It still regularly features in lists of top TV series of all time, there are frequent calls for a reboot or revival, and its President, President Josiah Bartlet still remains one of the most popular American presidents. While it is over a decade now since The West Wing was last on the air, its presence is still widely felt in pop culture. However, in that time, the nature of politics has changed dramatically, so could the show, as we know and love, be seen in the same light if it aired for the first time now? Some of the stars and writers from the series say not.
There is no denying that with a Democratic President, the series was left leaning. However, they were generally able to present a balanced look at issues and the workings of the government. Appearing at the Politicon conference on Saturday (October 20), the audience heard about how US politics changed since the turn of the century and how now this would no longer be realistic today. For actor Bradley Whitford (the President’s Deputy Chief of Staff, Josh Lyman), “the fakest thing about the show is that we had rational Republicans”.
Many on the panel agreed with him, including MSNBC host and The West Wing writer and producer Lawrence O’Donnell, who gave Senator Bob Dole as an example of a reasonable Republican.
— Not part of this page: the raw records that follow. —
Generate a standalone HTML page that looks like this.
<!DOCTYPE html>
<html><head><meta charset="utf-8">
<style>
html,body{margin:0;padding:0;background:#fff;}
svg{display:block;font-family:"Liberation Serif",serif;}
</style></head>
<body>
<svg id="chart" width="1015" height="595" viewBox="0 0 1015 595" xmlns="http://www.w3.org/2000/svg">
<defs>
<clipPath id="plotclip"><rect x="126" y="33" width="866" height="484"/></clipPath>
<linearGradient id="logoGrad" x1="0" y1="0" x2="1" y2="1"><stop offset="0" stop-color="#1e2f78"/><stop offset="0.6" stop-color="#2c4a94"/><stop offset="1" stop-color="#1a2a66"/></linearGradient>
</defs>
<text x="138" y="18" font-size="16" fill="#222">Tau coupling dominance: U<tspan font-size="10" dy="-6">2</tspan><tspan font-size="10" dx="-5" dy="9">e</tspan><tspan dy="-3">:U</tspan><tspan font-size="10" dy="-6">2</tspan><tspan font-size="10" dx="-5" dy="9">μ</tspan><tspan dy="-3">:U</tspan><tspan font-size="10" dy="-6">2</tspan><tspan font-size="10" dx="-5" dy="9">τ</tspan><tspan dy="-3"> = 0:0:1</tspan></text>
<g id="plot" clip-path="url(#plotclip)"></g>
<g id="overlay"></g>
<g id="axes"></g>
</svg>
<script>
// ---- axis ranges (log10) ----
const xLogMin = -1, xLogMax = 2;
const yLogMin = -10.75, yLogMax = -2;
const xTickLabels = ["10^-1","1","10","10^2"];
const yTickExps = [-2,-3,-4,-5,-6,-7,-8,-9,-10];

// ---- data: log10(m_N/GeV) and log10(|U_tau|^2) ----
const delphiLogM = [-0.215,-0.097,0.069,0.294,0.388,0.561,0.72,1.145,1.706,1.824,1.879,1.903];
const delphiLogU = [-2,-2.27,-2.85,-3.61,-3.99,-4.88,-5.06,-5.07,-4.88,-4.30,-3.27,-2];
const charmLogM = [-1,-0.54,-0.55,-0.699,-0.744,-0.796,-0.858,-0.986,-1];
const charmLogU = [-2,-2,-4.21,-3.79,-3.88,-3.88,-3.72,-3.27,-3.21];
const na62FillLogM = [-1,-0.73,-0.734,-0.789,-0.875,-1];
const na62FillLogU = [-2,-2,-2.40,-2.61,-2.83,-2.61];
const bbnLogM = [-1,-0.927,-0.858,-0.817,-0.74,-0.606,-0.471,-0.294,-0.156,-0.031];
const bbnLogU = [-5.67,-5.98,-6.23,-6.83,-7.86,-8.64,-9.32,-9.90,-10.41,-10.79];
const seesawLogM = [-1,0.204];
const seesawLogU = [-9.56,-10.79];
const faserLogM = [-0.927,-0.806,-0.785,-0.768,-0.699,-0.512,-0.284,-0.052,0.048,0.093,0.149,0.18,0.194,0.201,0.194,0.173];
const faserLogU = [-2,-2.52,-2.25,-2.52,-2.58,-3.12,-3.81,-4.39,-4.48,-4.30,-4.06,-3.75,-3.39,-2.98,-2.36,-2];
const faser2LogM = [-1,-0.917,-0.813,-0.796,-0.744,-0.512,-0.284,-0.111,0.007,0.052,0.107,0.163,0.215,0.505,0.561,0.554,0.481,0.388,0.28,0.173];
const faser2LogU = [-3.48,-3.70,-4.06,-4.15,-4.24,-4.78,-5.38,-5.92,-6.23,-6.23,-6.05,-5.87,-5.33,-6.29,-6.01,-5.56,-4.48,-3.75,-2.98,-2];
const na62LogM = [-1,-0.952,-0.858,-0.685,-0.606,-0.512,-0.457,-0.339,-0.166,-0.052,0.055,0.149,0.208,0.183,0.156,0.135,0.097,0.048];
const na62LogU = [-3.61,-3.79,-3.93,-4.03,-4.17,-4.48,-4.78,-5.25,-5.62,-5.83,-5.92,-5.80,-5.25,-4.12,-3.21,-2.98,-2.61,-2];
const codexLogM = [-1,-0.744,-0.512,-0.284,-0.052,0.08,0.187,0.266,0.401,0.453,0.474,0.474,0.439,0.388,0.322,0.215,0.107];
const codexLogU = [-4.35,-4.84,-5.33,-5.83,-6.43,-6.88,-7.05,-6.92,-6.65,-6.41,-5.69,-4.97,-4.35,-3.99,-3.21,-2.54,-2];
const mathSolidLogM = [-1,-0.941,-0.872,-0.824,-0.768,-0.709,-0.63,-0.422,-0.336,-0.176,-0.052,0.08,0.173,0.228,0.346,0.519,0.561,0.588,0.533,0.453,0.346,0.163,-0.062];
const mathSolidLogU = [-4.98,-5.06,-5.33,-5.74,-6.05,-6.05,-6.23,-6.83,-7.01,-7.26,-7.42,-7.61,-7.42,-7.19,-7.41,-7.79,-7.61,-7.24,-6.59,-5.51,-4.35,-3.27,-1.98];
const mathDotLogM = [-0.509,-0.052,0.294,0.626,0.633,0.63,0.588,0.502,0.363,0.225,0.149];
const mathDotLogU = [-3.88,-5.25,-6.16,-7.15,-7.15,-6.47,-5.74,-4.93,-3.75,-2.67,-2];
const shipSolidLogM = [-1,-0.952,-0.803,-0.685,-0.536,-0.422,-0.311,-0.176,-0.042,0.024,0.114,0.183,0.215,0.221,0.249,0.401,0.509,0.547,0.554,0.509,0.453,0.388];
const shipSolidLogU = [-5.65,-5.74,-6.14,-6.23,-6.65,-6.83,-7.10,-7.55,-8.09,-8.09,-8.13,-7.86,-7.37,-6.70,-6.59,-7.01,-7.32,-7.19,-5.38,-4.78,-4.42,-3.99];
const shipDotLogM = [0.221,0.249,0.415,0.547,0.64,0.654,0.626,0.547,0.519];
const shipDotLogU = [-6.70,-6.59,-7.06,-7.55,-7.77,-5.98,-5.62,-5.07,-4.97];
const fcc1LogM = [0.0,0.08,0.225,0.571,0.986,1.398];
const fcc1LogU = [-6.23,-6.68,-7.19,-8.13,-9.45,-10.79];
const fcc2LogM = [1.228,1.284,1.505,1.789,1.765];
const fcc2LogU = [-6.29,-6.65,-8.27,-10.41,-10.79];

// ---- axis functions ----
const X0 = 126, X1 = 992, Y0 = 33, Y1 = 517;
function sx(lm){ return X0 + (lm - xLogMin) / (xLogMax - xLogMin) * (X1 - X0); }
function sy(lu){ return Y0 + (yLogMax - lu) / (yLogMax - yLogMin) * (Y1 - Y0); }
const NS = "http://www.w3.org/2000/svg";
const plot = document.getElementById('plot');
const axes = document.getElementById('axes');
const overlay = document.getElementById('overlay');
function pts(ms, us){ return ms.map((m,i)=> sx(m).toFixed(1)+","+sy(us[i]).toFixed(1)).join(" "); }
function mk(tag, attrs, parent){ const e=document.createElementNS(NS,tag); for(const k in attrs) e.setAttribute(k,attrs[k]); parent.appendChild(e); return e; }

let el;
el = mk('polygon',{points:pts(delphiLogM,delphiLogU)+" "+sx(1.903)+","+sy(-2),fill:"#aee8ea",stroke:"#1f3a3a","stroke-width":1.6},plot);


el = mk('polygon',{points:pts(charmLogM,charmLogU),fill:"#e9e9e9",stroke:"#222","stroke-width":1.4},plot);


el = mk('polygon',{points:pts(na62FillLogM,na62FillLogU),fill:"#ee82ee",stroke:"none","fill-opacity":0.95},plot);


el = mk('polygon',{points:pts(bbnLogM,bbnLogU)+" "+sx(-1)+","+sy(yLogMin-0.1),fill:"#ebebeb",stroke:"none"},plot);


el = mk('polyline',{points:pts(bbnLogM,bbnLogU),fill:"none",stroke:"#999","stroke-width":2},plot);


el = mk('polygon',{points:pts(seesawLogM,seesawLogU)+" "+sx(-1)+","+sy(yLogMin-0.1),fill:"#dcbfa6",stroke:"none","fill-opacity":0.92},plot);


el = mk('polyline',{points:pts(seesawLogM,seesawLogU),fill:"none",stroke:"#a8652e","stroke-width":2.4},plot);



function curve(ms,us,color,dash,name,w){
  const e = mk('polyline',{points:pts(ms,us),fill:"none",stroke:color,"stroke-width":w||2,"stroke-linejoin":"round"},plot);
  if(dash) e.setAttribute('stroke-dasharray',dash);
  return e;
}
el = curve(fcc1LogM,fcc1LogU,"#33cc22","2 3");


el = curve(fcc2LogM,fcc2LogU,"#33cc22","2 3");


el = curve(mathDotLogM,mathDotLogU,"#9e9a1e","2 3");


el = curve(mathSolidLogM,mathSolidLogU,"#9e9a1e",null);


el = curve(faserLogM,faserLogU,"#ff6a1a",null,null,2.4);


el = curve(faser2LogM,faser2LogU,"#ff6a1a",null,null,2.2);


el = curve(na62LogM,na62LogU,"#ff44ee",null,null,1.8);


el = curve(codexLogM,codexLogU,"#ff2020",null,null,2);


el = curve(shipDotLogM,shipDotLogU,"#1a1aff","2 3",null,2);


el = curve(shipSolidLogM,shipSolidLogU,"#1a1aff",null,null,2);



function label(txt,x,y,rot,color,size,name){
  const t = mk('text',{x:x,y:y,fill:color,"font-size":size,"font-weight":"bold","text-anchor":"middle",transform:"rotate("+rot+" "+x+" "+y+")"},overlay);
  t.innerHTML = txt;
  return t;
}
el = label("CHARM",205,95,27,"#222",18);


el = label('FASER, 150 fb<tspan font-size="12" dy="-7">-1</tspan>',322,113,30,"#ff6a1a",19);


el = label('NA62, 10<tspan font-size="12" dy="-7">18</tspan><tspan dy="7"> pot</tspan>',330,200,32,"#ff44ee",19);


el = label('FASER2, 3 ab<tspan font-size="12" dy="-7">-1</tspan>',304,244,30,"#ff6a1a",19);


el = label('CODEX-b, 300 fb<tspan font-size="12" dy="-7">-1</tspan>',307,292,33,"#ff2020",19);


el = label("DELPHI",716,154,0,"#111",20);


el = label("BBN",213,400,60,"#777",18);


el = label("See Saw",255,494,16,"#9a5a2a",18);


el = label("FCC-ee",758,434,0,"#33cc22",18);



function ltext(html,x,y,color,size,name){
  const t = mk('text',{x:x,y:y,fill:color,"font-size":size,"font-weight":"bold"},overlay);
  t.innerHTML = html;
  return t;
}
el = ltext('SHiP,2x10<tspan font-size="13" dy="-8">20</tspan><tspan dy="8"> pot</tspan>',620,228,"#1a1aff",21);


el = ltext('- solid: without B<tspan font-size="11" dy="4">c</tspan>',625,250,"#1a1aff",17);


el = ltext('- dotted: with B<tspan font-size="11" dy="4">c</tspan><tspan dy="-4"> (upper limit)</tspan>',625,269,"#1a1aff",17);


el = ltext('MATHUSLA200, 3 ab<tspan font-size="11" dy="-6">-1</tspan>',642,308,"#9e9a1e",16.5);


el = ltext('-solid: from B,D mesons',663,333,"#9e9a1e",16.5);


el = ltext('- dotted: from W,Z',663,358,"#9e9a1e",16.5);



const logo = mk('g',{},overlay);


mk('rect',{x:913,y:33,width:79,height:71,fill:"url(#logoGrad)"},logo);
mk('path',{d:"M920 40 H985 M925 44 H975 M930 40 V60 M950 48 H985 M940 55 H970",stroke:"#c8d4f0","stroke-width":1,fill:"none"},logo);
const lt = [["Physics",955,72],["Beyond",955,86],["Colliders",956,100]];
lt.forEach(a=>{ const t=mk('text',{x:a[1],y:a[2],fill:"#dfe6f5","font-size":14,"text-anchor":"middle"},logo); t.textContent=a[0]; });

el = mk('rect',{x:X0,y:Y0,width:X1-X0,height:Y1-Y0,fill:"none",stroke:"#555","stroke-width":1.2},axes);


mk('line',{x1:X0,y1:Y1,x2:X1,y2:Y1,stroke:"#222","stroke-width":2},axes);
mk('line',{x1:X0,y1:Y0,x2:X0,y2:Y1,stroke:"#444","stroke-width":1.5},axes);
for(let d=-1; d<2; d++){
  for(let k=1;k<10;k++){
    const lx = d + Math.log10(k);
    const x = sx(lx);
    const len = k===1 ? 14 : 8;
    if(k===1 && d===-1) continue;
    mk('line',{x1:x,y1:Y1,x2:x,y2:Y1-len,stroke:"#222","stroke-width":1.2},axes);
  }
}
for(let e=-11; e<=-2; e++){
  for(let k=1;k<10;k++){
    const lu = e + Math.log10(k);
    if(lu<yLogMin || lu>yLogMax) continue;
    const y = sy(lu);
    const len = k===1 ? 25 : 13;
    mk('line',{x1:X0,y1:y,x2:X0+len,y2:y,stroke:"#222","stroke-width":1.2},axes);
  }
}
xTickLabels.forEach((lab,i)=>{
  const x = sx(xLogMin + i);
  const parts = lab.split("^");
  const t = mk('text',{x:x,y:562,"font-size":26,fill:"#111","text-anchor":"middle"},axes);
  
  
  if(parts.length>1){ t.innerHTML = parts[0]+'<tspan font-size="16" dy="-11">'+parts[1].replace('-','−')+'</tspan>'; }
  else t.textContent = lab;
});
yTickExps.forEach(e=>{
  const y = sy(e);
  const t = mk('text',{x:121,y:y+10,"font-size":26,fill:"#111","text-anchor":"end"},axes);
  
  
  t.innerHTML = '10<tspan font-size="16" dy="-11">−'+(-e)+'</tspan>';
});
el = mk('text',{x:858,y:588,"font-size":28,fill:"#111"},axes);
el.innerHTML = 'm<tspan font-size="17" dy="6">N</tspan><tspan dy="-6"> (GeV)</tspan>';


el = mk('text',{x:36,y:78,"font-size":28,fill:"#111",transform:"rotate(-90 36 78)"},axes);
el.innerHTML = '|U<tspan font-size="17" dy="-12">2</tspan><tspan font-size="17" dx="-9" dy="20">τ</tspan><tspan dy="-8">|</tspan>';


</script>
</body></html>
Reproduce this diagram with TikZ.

However, he feels that the change in political dynamics over the past few years has meant that The West Wing would not have gotten off its feet: “As a writer, I think it would be impossible to write this show now.”
Richard Schiff, who starred as Communications Director Toby Ziegler added to this, saying, “We had a parameter system of rules and regulations and traditions that people followed up until the last 2 years.”
Often referred to as a Bible of sorts for a generation that has found itself working in the public sector, Ben Rhodes, who worked in President Obama’s administration, confirmed this belief, revealing that members of Obama’s campaign would watch episodes of The West Wing to get “mentally prepared” for work in the actual West Wing.
As is often the case when anyone associated with the series talks about their time on The West Wing, the panel were asked by a member of the audience if the cast would be interested in a reboot. While none of the panel would categorically state yes or no, O’Donnell did say that he has had private conversations with series creator Aaron Sorkin about the possibility, however, he would only say what Sorkin has said publicly previously: “The last thing I would want to do is harm that [legacy], so if I can come up with an idea that doesn’t feel like A Very Brady Christmas, if I can come up with an idea that works, then yeah.”
Given the current state of US politics and the growing interest in escaping to the world of the Bartlet administration, I would not be too surprised if we did not get something new in the next few years. Just what shape that would come in, is anyone’s guess. None of the original characters would realistically still be working in the West Wing, and I doubt anyone would be that interested in seeing a whole new bunch of characters. If we were to get anything, I would think it is more likely to be a one-off TV movie type show where something has happened to bring everyone back together because as Whitford told the Politicon crowd, “We’re really old to be working in the White House.”